*Given material*.

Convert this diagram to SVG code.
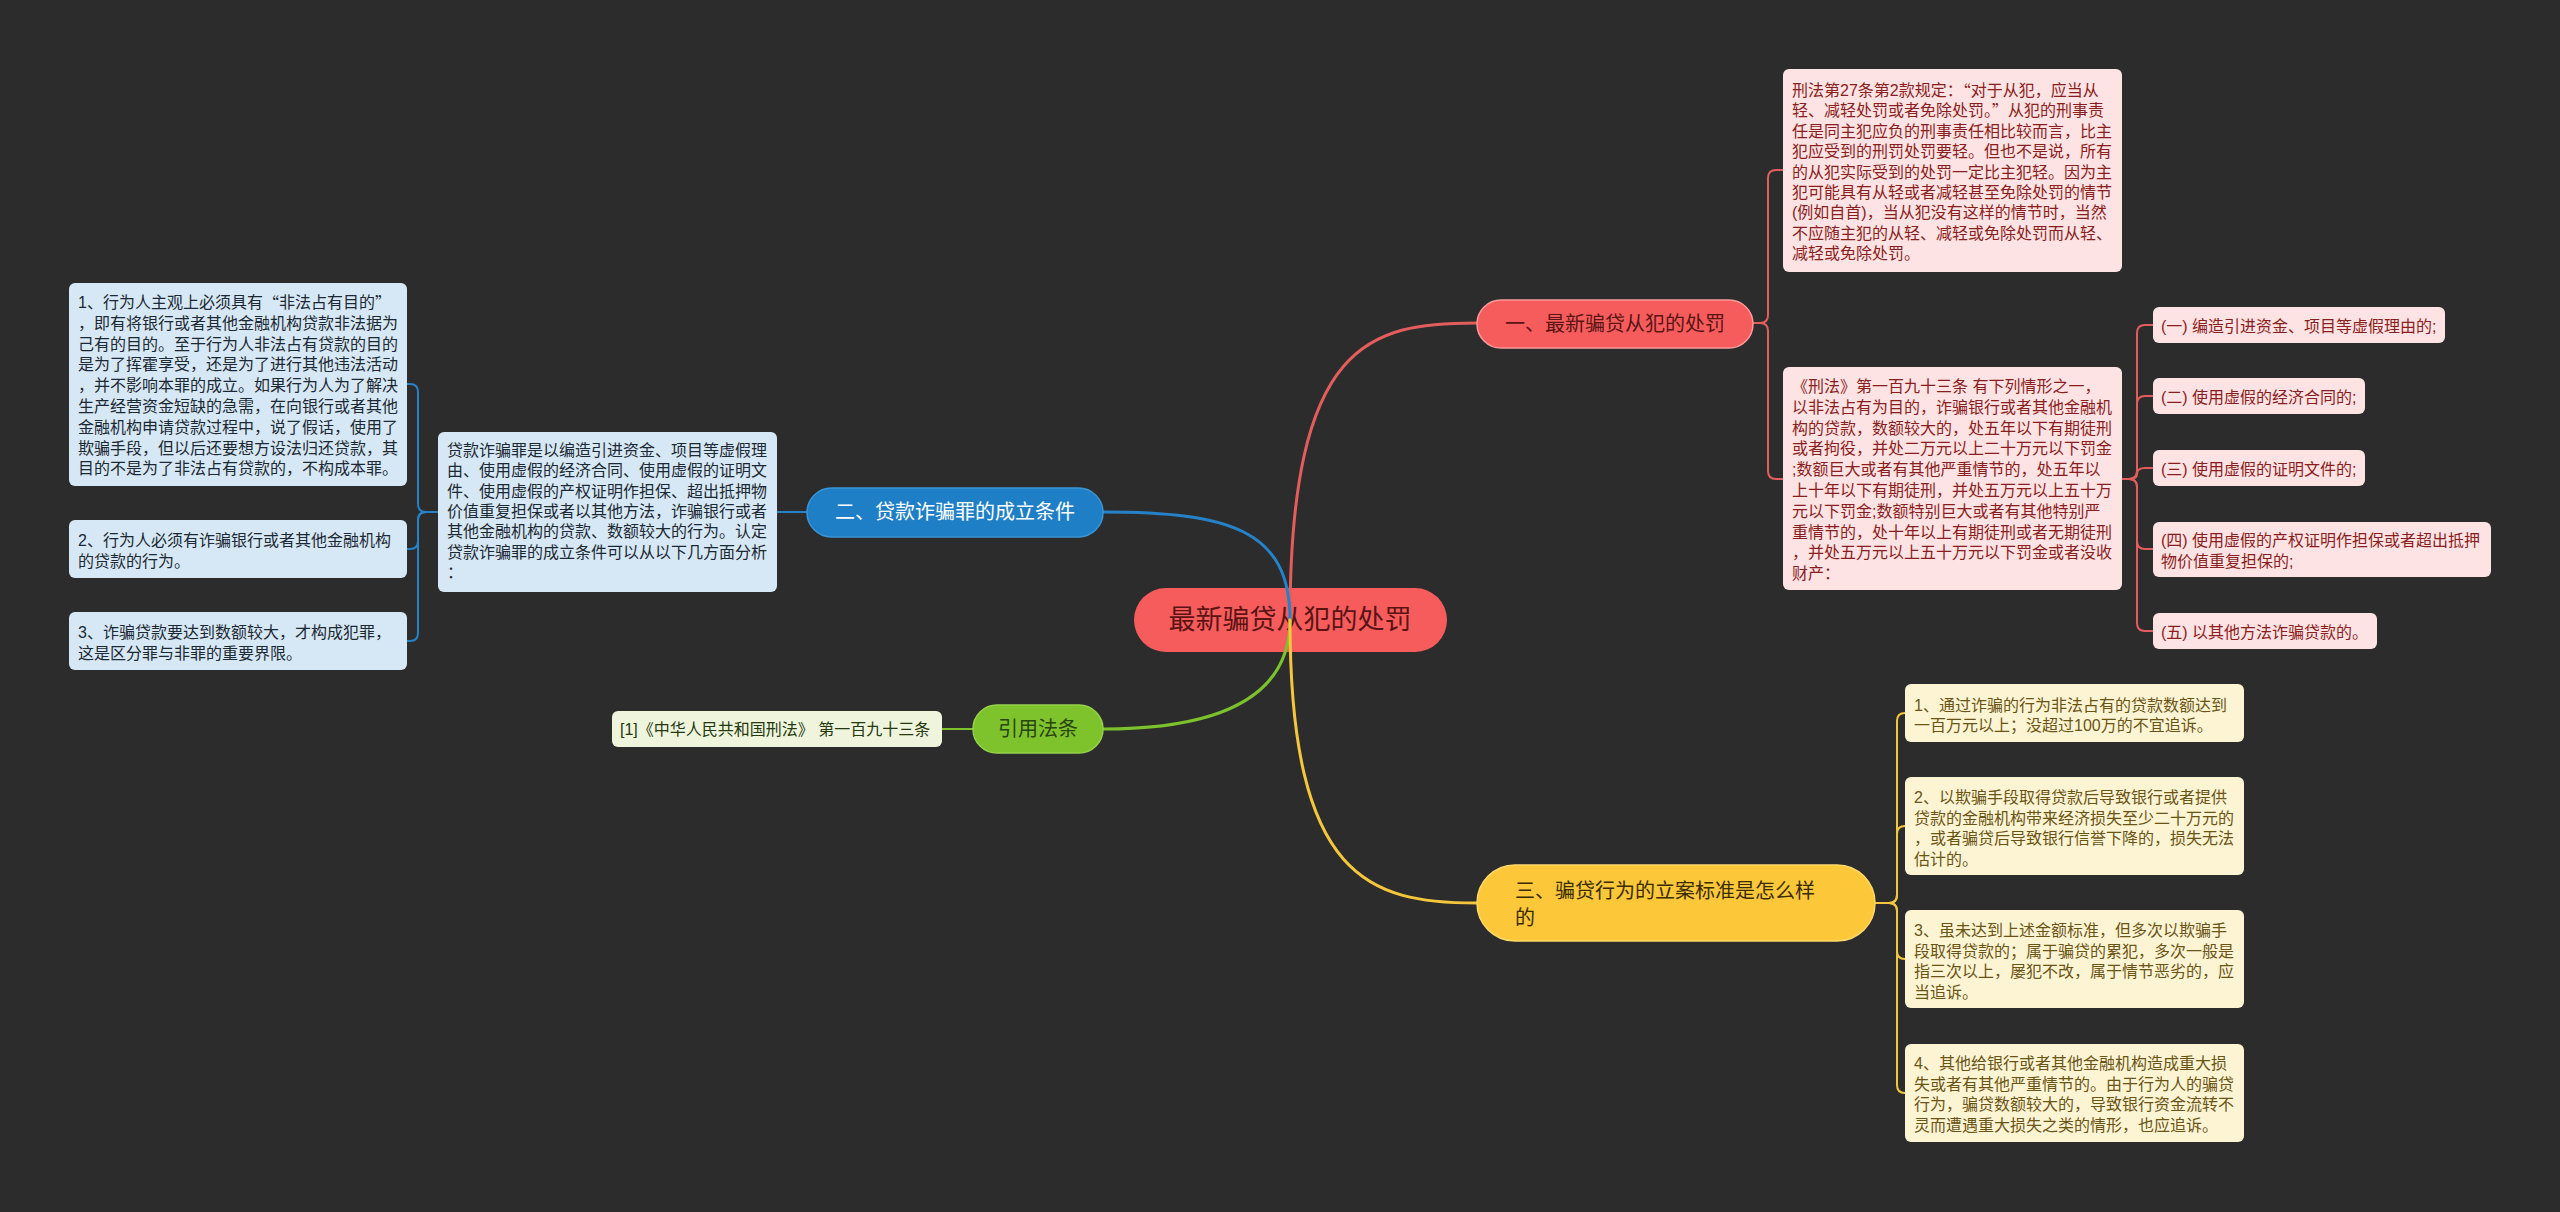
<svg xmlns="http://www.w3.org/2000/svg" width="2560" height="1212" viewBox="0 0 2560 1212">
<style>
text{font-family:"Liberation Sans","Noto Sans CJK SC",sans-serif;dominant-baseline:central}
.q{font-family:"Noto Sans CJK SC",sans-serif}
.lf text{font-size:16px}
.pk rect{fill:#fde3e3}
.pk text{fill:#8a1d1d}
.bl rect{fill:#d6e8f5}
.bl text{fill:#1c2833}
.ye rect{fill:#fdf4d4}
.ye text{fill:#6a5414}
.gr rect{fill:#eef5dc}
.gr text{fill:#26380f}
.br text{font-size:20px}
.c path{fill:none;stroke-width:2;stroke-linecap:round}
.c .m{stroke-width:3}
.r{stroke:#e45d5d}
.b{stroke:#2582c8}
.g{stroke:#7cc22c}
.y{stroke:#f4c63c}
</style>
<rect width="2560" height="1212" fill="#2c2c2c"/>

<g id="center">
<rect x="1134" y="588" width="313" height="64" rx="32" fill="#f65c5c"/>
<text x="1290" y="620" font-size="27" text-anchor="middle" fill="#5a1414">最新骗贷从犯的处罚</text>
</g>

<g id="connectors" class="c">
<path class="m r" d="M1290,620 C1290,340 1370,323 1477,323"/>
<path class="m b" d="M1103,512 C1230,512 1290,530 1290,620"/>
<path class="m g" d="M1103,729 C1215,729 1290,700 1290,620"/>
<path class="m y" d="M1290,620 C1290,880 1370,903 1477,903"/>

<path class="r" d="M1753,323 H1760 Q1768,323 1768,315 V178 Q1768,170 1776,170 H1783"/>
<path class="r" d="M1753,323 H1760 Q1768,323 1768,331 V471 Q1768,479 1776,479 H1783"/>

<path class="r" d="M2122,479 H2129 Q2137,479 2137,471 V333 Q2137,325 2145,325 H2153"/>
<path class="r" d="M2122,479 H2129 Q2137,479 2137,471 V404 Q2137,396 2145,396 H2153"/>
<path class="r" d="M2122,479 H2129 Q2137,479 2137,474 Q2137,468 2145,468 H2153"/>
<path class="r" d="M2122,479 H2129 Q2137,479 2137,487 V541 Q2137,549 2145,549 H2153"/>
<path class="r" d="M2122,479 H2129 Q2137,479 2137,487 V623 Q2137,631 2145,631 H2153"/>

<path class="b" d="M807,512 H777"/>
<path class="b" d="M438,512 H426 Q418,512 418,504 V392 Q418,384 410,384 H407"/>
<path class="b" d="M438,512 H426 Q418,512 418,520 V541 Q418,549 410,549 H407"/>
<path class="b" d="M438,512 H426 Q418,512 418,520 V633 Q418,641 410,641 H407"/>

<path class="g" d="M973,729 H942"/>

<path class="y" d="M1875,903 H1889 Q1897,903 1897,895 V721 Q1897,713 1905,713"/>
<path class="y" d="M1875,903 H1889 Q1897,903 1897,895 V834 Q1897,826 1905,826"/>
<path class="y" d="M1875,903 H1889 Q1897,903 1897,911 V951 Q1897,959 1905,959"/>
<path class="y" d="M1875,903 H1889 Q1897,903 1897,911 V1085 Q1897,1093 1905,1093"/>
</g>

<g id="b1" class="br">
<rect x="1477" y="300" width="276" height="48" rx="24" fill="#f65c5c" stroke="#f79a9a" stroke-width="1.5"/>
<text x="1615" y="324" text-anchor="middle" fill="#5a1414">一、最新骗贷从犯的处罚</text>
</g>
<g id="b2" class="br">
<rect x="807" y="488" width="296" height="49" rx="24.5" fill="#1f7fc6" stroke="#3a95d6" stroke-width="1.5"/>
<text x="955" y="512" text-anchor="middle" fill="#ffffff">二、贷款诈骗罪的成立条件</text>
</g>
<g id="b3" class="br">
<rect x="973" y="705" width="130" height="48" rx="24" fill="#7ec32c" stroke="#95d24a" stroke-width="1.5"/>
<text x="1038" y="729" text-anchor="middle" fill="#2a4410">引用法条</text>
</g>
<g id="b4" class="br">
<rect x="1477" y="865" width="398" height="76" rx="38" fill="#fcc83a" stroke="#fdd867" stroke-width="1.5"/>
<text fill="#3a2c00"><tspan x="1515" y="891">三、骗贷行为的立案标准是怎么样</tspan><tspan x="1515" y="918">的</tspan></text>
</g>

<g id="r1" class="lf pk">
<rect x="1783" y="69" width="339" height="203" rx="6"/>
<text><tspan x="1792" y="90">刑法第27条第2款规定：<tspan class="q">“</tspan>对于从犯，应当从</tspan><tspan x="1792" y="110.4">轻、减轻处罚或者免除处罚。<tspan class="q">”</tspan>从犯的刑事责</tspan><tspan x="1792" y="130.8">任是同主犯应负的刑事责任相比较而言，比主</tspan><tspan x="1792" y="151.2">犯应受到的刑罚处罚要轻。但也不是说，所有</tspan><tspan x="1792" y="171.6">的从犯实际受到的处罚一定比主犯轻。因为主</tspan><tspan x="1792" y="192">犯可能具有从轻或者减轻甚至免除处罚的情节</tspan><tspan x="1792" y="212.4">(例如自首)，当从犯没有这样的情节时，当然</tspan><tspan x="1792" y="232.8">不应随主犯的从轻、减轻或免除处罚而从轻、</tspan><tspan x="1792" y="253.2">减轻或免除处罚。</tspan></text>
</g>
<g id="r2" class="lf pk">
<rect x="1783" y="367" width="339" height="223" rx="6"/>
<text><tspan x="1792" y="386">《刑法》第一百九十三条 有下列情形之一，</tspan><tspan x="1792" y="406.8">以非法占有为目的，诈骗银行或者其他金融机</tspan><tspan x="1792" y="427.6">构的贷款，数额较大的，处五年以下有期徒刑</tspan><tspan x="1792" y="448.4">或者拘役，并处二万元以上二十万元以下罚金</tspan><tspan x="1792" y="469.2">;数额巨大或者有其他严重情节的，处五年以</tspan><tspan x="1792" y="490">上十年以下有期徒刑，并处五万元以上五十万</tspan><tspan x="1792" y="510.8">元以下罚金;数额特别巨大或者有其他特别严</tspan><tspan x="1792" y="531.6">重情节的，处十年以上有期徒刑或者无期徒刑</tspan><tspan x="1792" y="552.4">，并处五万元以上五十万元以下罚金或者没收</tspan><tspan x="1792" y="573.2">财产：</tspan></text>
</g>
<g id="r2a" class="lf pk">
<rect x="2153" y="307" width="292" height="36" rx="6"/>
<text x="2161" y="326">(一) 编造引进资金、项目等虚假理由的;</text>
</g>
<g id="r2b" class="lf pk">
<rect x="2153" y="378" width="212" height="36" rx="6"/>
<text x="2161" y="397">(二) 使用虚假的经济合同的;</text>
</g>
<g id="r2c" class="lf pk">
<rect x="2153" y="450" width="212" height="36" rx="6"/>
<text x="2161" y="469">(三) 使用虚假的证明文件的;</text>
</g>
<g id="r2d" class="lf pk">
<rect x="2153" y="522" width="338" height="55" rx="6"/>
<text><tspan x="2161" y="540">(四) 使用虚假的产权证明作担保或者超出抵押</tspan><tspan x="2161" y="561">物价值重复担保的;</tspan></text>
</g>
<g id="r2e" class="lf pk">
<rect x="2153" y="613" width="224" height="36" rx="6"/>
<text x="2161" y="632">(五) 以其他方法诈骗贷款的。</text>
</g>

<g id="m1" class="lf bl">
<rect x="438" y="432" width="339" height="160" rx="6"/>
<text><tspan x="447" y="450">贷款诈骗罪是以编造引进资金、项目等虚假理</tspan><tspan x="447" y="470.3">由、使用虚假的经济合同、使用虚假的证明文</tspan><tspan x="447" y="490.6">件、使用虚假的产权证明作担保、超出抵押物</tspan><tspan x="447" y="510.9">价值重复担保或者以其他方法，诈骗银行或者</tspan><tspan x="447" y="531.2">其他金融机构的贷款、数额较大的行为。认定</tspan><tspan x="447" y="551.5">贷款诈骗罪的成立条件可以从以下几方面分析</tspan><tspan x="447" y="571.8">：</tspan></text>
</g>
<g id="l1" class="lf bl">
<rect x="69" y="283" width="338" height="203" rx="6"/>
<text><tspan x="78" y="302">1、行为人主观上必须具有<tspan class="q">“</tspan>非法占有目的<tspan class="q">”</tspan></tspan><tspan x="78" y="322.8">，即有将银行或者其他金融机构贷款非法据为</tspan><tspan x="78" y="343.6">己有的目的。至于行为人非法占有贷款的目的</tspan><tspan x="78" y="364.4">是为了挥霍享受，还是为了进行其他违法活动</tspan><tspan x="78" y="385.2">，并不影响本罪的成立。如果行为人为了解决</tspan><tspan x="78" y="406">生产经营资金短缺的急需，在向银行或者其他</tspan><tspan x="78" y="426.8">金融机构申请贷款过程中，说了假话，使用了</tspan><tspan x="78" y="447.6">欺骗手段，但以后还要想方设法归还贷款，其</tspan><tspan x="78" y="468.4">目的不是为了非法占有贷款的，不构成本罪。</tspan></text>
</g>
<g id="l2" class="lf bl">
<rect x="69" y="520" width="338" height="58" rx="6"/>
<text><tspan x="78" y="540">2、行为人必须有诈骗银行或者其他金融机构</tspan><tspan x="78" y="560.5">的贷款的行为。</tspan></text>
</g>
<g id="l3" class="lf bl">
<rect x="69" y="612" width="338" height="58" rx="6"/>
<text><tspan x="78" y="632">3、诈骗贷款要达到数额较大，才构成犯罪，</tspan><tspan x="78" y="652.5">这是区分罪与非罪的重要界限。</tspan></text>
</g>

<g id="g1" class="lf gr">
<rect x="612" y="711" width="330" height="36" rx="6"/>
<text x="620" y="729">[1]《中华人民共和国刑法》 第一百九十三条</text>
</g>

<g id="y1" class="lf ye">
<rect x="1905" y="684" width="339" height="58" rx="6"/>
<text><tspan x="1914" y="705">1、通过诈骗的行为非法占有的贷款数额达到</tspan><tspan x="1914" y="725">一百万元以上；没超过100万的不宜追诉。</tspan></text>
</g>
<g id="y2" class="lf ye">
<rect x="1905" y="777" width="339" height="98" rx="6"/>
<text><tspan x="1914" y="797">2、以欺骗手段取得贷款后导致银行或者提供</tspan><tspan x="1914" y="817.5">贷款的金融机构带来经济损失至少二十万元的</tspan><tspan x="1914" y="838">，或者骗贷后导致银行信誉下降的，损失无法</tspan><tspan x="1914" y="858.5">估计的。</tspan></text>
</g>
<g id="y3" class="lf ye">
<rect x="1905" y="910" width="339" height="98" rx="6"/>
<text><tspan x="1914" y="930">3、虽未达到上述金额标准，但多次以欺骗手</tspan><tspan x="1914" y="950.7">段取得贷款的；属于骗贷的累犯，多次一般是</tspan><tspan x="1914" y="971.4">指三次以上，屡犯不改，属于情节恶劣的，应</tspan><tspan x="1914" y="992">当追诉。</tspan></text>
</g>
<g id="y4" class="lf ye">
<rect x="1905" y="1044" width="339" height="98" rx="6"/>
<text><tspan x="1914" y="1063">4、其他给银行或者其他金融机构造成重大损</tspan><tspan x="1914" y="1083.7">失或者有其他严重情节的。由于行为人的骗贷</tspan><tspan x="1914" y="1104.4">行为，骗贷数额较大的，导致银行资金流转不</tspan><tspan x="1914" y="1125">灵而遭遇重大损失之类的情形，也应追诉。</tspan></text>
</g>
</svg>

*Short task*.
Leave out the pictures. Transcribe only the lines above, from the first through the one that contains "H1760 Q1768,323 1768,331".

*Result*.
Convert this diagram to SVG code.
<svg xmlns="http://www.w3.org/2000/svg" width="2560" height="1212" viewBox="0 0 2560 1212">
<style>
text{font-family:"Liberation Sans","Noto Sans CJK SC",sans-serif;dominant-baseline:central}
.q{font-family:"Noto Sans CJK SC",sans-serif}
.lf text{font-size:16px}
.pk rect{fill:#fde3e3}
.pk text{fill:#8a1d1d}
.bl rect{fill:#d6e8f5}
.bl text{fill:#1c2833}
.ye rect{fill:#fdf4d4}
.ye text{fill:#6a5414}
.gr rect{fill:#eef5dc}
.gr text{fill:#26380f}
.br text{font-size:20px}
.c path{fill:none;stroke-width:2;stroke-linecap:round}
.c .m{stroke-width:3}
.r{stroke:#e45d5d}
.b{stroke:#2582c8}
.g{stroke:#7cc22c}
.y{stroke:#f4c63c}
</style>
<rect width="2560" height="1212" fill="#2c2c2c"/>

<g id="center">
<rect x="1134" y="588" width="313" height="64" rx="32" fill="#f65c5c"/>
<text x="1290" y="620" font-size="27" text-anchor="middle" fill="#5a1414">最新骗贷从犯的处罚</text>
</g>

<g id="connectors" class="c">
<path class="m r" d="M1290,620 C1290,340 1370,323 1477,323"/>
<path class="m b" d="M1103,512 C1230,512 1290,530 1290,620"/>
<path class="m g" d="M1103,729 C1215,729 1290,700 1290,620"/>
<path class="m y" d="M1290,620 C1290,880 1370,903 1477,903"/>

<path class="r" d="M1753,323 H1760 Q1768,323 1768,315 V178 Q1768,170 1776,170 H1783"/>
<path class="r" d="M1753,323 H1760 Q1768,323 1768,331 V471 Q1768,479 1776,479 H1783"/>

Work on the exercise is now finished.